If, after an investigation concerning the president or a regular or substitute member of a National Security Court conducted according to the legislation concerning them, competent committees or authorities decide to change the duty station of the person concerned, the duty station of that judge or the duties themselves … may be changed in accordance with the procedure laid down in that legislation.”

Section 9(1)(a)

“National Security Courts shall have jurisdiction to try persons charged with

(a) the offences contemplated in Article 312 § 2 … of the Turkish Criminal Code,

(d) offences having a connection with the events which made it necessary to declare a state of emergency, in regions where a state of emergency has been declared in accordance with Article 120 of the Constitution,

(e) offences committed against the Republic, whose constituent qualities are enunciated in the Constitution, against the indivisible unity of the State – meaning both the national territory and its people – or against the free, democratic system of government and offences directly affecting the State’s internal or external security.

…”

Section 27(1)

“The Court of Cassation shall hear appeals against the judgments of the National Security Courts.”

Section 34(1) and (2)

“The rules governing the rights and obligations of … military judges appointed to the National Security Courts and their supervision …, the institution of disciplinary proceedings against them, the imposition of disciplinary penalties on them and the investigation and prosecution of any offences they may commit in the performance of their duties ... shall be as laid down in the relevant provisions of the laws governing their profession…

The observations of the Court of Cassation on military judges, the assessment reports on them drawn up by Ministry of Justice assessors … and the files on any investigations conducted in respect of them … shall be transmitted to the Ministry of Justice.”

Section 38

“A National Security Court may be transformed into a Martial Law Court, under the conditions set forth below, where a state of emergency has been declared in all or part of the territory in respect of which the National Security Court concerned has jurisdiction, provided that within that territory there is more than one National Security Court…”

(c) The Military Legal Service Act (Law no. 357)

The relevant provisions of the Military Legal Service Act are worded as follows:

Additional section 7

“The aptitude of military judges … appointed as regular or substitute members of the National Security Courts that is required for promotion or advancement in salary step, rank or seniority shall be determined on the basis of assessment reports drawn up according to the procedure laid down below, subject to the provisions of the present Law and the Turkish Armed Forces Personnel Act (Law no. 926).

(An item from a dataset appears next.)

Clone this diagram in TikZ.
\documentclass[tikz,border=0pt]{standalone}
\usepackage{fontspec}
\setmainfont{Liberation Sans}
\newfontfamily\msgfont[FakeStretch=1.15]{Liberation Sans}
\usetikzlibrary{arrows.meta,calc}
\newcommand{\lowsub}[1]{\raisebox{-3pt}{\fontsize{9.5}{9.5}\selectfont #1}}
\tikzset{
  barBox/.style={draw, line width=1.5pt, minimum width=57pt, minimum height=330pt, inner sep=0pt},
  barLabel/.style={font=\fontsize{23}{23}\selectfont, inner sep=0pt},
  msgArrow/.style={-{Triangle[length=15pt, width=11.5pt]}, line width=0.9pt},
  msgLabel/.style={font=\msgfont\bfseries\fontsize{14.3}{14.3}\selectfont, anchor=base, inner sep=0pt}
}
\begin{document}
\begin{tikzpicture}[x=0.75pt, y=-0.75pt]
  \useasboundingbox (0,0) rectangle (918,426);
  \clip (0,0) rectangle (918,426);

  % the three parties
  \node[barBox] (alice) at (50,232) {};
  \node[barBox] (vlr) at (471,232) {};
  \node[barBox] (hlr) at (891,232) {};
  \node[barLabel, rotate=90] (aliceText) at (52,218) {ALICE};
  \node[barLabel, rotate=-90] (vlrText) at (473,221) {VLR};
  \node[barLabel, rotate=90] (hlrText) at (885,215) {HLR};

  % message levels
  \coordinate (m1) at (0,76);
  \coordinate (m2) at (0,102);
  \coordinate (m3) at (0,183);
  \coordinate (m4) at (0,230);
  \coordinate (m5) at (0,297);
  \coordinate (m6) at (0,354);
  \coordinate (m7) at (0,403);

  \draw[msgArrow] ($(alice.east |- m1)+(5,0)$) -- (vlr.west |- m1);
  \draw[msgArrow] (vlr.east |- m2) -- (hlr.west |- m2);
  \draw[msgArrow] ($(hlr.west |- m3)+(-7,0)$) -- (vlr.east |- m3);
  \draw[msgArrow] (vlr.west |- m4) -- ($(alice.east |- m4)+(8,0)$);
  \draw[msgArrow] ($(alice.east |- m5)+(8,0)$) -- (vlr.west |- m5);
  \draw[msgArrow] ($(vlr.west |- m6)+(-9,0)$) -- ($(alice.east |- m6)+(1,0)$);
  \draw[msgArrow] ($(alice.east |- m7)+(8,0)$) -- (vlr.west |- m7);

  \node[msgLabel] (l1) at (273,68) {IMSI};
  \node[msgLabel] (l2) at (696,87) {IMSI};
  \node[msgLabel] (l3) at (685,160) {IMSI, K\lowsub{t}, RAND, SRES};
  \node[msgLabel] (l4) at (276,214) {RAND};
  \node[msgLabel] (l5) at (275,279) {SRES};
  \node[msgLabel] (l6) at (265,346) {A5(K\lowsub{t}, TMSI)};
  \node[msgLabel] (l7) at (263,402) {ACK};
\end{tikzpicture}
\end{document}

(a) The first superior competent to carry out assessment and draw up assessment reports for military judges, whether regular or substitute members … shall be the Minister of State in the Ministry of Defence, followed by the Minister of Defence.

…”

Additional section 8

“Members … of the National Security Courts belonging to the Military Legal Service … shall be appointed by a committee composed of the personnel director and the legal adviser of the General Staff, the personnel director and the legal adviser attached to the staff of the arm in which the person concerned is serving and the Director of Military Judicial Affairs at the Ministry of Defence…”

Section 16(1) and (3)

“Military judges … shall be appointed by a decree issued jointly by the Minister of Defence and the Prime Minister and submitted to the President of the Republic for approval, in accordance with the provisions on the appointment and transfer of members of the armed forces…

The procedure for appointment as a military judge shall take into account the opinion of the Court of Cassation , the reports by Ministry of Justice assessors and the assessment reports drawn up by the superiors…”

Section 18(1)

“The rules governing the salary scales, salary increases and various personal rights of military judges … shall be as laid down in the provisions relating to officers.”

Section 29

“The Minister of Defence may apply to military judges, after considering their defence submissions, the following disciplinary sanctions:

A. A warning, which consists in giving the person concerned notice in writing that he must exercise more care in the performance of his duties.

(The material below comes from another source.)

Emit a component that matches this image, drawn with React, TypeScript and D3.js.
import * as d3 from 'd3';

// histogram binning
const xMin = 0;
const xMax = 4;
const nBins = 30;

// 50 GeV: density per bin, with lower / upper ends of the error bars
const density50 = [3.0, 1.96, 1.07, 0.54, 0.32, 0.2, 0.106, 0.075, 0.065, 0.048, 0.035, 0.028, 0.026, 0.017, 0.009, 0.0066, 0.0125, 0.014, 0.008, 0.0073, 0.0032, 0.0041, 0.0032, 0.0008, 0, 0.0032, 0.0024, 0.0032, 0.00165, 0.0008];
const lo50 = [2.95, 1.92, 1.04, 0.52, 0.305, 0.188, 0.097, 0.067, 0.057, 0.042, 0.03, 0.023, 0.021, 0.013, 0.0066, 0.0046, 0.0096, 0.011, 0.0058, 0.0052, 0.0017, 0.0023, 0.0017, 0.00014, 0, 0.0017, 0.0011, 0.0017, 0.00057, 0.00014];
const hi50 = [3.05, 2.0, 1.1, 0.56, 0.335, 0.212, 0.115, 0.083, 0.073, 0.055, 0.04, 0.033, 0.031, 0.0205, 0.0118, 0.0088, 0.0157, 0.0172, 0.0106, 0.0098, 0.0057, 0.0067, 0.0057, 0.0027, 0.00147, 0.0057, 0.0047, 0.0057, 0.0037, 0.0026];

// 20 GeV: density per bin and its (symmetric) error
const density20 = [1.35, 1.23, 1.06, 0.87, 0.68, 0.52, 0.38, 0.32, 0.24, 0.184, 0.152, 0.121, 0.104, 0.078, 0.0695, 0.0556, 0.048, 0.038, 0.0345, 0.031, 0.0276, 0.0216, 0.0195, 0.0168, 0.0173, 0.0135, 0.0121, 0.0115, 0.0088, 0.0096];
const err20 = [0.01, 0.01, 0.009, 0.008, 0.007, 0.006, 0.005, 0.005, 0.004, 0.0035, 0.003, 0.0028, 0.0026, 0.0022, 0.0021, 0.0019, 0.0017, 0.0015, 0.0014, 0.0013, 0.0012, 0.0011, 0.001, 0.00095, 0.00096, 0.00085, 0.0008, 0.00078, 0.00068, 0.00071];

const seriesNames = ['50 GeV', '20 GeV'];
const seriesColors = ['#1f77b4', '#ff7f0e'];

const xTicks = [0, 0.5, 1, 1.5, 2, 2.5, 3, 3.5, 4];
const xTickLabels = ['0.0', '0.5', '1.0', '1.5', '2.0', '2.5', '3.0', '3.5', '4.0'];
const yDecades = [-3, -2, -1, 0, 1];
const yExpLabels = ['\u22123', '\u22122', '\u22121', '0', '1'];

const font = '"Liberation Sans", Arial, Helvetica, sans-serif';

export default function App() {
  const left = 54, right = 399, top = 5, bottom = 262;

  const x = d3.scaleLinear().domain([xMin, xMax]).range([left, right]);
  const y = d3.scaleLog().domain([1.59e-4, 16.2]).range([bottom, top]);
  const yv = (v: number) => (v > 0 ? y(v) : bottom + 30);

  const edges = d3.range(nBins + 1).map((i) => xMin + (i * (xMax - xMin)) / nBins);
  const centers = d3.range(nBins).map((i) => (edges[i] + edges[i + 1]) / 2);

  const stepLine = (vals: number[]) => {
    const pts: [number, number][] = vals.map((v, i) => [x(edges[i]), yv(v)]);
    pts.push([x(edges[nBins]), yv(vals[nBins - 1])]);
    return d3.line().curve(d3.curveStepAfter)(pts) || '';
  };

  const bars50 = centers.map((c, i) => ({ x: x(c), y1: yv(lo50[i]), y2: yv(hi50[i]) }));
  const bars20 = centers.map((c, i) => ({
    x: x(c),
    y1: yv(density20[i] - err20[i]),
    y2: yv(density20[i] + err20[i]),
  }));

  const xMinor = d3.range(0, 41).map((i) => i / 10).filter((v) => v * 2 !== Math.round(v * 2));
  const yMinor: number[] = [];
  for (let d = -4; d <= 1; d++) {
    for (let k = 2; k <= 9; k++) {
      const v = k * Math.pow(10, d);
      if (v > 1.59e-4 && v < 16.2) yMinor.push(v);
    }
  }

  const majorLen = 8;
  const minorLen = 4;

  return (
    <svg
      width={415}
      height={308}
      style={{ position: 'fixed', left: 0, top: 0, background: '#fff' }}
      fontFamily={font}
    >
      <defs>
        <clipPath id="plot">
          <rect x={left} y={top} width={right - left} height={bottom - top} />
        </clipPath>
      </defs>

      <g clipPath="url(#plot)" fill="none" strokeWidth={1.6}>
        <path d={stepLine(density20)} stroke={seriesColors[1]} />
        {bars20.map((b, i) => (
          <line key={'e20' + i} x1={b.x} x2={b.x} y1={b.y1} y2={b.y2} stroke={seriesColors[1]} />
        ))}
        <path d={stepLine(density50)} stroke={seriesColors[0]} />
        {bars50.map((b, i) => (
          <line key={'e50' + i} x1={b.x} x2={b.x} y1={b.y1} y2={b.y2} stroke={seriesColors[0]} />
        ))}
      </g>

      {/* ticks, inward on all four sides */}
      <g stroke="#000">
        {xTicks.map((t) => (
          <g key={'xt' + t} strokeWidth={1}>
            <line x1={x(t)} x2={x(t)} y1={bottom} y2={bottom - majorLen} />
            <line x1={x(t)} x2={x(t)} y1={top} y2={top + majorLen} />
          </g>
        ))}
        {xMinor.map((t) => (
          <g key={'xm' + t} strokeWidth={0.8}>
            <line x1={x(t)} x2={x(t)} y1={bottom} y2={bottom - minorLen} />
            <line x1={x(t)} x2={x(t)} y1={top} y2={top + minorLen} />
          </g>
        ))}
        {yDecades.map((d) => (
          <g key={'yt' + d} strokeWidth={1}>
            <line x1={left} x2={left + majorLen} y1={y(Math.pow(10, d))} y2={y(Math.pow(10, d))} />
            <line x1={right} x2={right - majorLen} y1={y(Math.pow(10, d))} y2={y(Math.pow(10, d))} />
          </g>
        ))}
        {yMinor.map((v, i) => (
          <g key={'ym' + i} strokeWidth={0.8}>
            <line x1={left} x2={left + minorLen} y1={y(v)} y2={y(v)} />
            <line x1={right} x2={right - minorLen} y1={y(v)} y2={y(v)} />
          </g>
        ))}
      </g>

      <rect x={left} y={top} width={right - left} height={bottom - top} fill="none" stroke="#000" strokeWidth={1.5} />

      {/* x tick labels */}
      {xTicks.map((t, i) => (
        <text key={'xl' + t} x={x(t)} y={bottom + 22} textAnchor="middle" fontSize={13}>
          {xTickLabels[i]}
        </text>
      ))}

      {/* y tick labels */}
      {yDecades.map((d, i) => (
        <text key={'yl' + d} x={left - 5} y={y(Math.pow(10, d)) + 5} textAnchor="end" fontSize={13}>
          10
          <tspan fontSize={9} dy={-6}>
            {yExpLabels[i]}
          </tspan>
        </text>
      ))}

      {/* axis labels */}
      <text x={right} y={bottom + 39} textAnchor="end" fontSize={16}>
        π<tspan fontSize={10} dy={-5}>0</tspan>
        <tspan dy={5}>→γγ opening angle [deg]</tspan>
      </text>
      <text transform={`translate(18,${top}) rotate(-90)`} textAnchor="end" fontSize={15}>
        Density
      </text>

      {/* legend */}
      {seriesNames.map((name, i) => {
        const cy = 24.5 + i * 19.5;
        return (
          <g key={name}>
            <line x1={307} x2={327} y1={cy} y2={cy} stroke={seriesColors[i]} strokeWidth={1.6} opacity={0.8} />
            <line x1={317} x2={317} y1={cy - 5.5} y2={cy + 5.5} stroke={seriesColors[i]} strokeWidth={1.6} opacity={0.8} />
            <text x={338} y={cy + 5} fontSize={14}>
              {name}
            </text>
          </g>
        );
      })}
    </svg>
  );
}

B. A reprimand, which consists in giving the person concerned notice in writing that a particular act or a particular attitude has been found to be blameworthy.

The said sanctions shall be final, mentioned in the assessment record of the person concerned and entered in his personal file…”

Section 38

“When military judges … sit in court they shall wear the special dress of their civilian counterparts…”

(d) Article 112 of the Military Criminal Code (of 22 May 1930)

Article 112 of the Military Criminal Code of 22 May 1930 provides:

“It shall be an offence, punishable by up to five years’ imprisonment, to abuse one’s authority as a civil servant in order to influence the military courts.”

(e) Law no. 1602 of 4 July 1972 on the Supreme Military Administrative Court

Under section 22 the First Division of the Supreme Military Administrative Court has jurisdiction to hear applications for judicial review and claims for damages based on disputes relating to the personal status of officers, particularly those concerning their professional advancement.

[1] . This law, promulgated with a view to preventing acts of terrorism, refers to a number of offences defined in the Criminal Code which it describes as “acts of terrorism” or “acts perpetrated for the purposes of terrorism” (sections 3 and 4) and to which it applies.

[2] . The phrase in italics was deleted by a judgment of the Constitutional Court on 31 March 1992 and went out of force on 27 July 1993.

[3] . See the relevant provision of Law no. 4126, reproduced below.

[4] . This provision concerns substitute penalties and measures which may be ordered in connection with offences attracting a prison sentence.

[5] . This provision concerns reprieves.

[6] . The National Security Courts were created by Law no. 1773 of 11 July 1973, in accordance with Article 136 of the 1961 Constitution. That law was annulled by the Constitutional Court on 15 June 1976. The courts in question were later reintroduced into the Turkish judicial system by the 1982 Constitution. The relevant part of the statement of reasons contains the following passage:

“There may be acts affecting the existence and stability of a State such that when they are committed, special jurisdiction is required in order to give judgment expeditiously and appropriately. For such cases it is necessary to set up National Security Courts. According to a principle inherent in our Constitution, it is forbidden to create a special court to give judgment on a specific act after it has been committed. For that reason the National Security Courts have been provided for in our Constitution to try cases involving the above-mentioned offences. Given that the special provisions laying down their powers have been enacted in advance and that the courts have been created before the commission of any offence …, they may not be described as courts set up to deal with this or that offence after the commission of such an offence.”

[7] . These provisions are based on Article 143 of the Constitution, to the application of which they refer.